Последние тридцать колосьев имеют самое важное обрядовое значение. Этот сноп по одному колосу скашивает старая жнея, перевязывает красной нитью и передаёт молодой. На поле остаются нескошенными три колоска. Над ними последний сноп пропалывается и поливается, символизируя, что в следующем году полю не будет грозить засуха: «Тем самым мы благодарим землю за всё и просим, чтобы на следующий год у ней не было «пустозелья», то есть сорняков, чтобы было богатое жниво», – объясняют девушки. Потом на каждый из последних стеблей пшеницы подвязывается маленький окраешек хлеба – это значит, что каждый колос пшеницы в следующем году будет полон зёрен. Потом эти стебли сворачивают и зарывают в ямку на поле, которую одна из жней вырывает своим серпом. Это и есть «ахвеяра» – жертва, чтобы поле было плодоносным.

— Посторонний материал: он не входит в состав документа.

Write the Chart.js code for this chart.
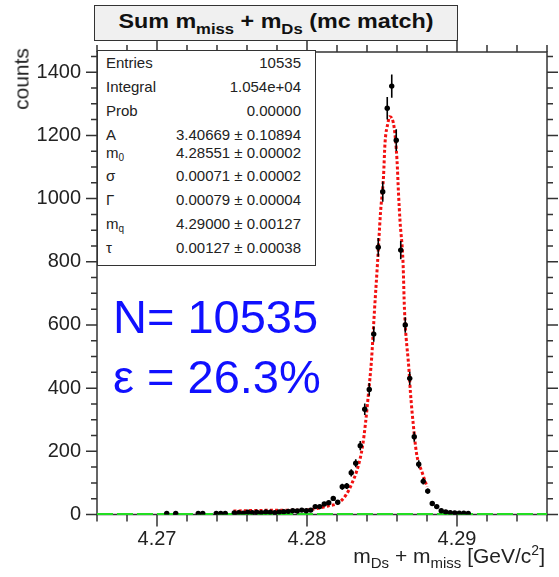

Из «бороды» собирается большой сноп «господар», который передаётся хозяину поля главной жнеёй, чтобы он хранил его целый год. Это считается и большой честью, и, одновременно, охраной дома и семьи. После этого хозяин поля обязан привести всех жней к себе домой и накрыть богатый стол. И начинается «беседа» – весёлое застолье с песнями и здравницами.
– Почему именно в Марининском проводился праздник? – уточняет «Иркутский репортёр».
– Потому что здесь находится одно из двенадцати отделений нашего товарищества, – логично объясняет Алёна. – Марининск – это белорусская деревня, образованная переселенцами. Переселенцы преимущественно из Могилёвской области. Праздник проводится каждый год в разных отделениях и тех деревнях, где живут белорусы и, как мы надеемся, могут открыться новые отделения. Первые «Дажынкi» проводились в Баяндаевском районе в 2008 году, в Игоревке – несуществующей сейчас деревне, которая была образована белорусскими переселенцами, но в период хрущёвского укрупнения колхозов она присоединилась к тургеньевскому колхозу имени Чапаева. Впоследствии праздники были в Эхирит-Булагатском, Куйтунском и Аларском районах.
«Домом хозяина» оказалась школьная столовая, где собрались представители белорусской диаспоры из Иркутска, Марининского, Куйтуна и Андрюшина. Даже при большом желании невозможно было выдать это за собрание «белорусских сепаратистов» – тосты и здравницы звучали очень дружелюбно и миролюбиво, и, начинаясь с белорусского «Дзякую, шановни сябры», неизменно заканчивались на русском. Белорусы благодарили всех собравшихся и приютившую их бурятскую землю. Алёна уточнила для «Иркутского репортёра», что праздники проводятся под эгидой и при финансировании «Центра культуры коренных народов Прибайкалья» при деятельном участии бурятских общин в тех местах, где обычно проходят праздники.
– Поэтому мы считаем, что сегодня у нас обряд был белорусско-бурятским, символизируя единение переселенцев и коренных народов. Это очень радует, – подвела итоги Алёна. – А в целом деревни умирают, молодёжь уезжает. Мы были в Марининском в 2001 году, здесь в каждом дворе был колодец-журавель. Сейчас их совсем не осталось. О том, что это было именно белорусское село, ещё можно судить по наличникам на старых избах.